I love primary sources. The more, the better. For The Passover Guest, these included as many things as I could find from the 1930’s such as maps, postcards, guidebooks, newspaper articles and countless photographs. I also relied on oral histories from people who were alive at the time. I researched what days the cherry blossoms were in peak bloom and when that coincided with the first night of Passover during the Great Depression to figure out exactly when to set the book. I examined which buildings were in existence in the 1930’s in D.C. to determine what the main character would see. And I spent a lot of time walking over the actual ground covered in the book, visiting the monuments and buildings and walking in the footsteps of my main character. I even took a walking trip through DC with my editor and another with the book’s illustrator.

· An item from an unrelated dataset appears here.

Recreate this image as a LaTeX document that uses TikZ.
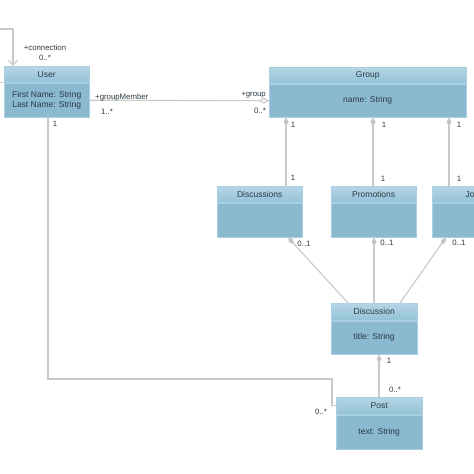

What is your favorite thing about research?

Librarians are professional researchers, which means I actually have a degree in doing research effectively. I absolutely love research. I love digging and finding unusual facts. I love going through old folders no one has touched in a long time. I love making obscure connections. I love it all. I usually do research for other people, so it’s amazingly fun to do research for my own work.

What’s your least favorite thing about research?

That it can’t go on forever. If you are writing historical fiction, you have to let go.

Obviously, you need to stay true to the time period, but you also have to sometimes let the teeny tiny details go so that the story will work.

What are some obstacles writing historical fiction brings?

You can’t do everything you want to because you have to follow what actually happened historically. For example, I really wanted a female rabbi in The Passover Guest. The first American female rabbi was Sally Preisand, who was ordained in 1972. It wasn’t realistic to have a woman rabbi in a book set in the 1930’s, as much as I wanted to.

Because life isn’t always clear cut, the motives behind our actions don’t always make sense, but stories need to follow a logical path. What sorts of decisions have you had to make about “muddy” historical figures or events in order for your book to work?

There are a few places where we took a bit of artistic license in The Passover Guest. The book is set on April 10, 1933, and there is wine on the seder table because of a crucial plot point. However, Prohibition was in effect until December 5, 1933. I decided that this was okay because even during Prohibition, alcohol for religious purposes was allowed.

The other place in the book that had a little artistic license is the Hooverville in the opening pages. There was in fact a desegrated shantytown in Washington D.C. in the early 1930’s called the Bonus Army. However, their location was in Anacostia Flats. We moved them to the National Mall to make the visual setting of the book work better.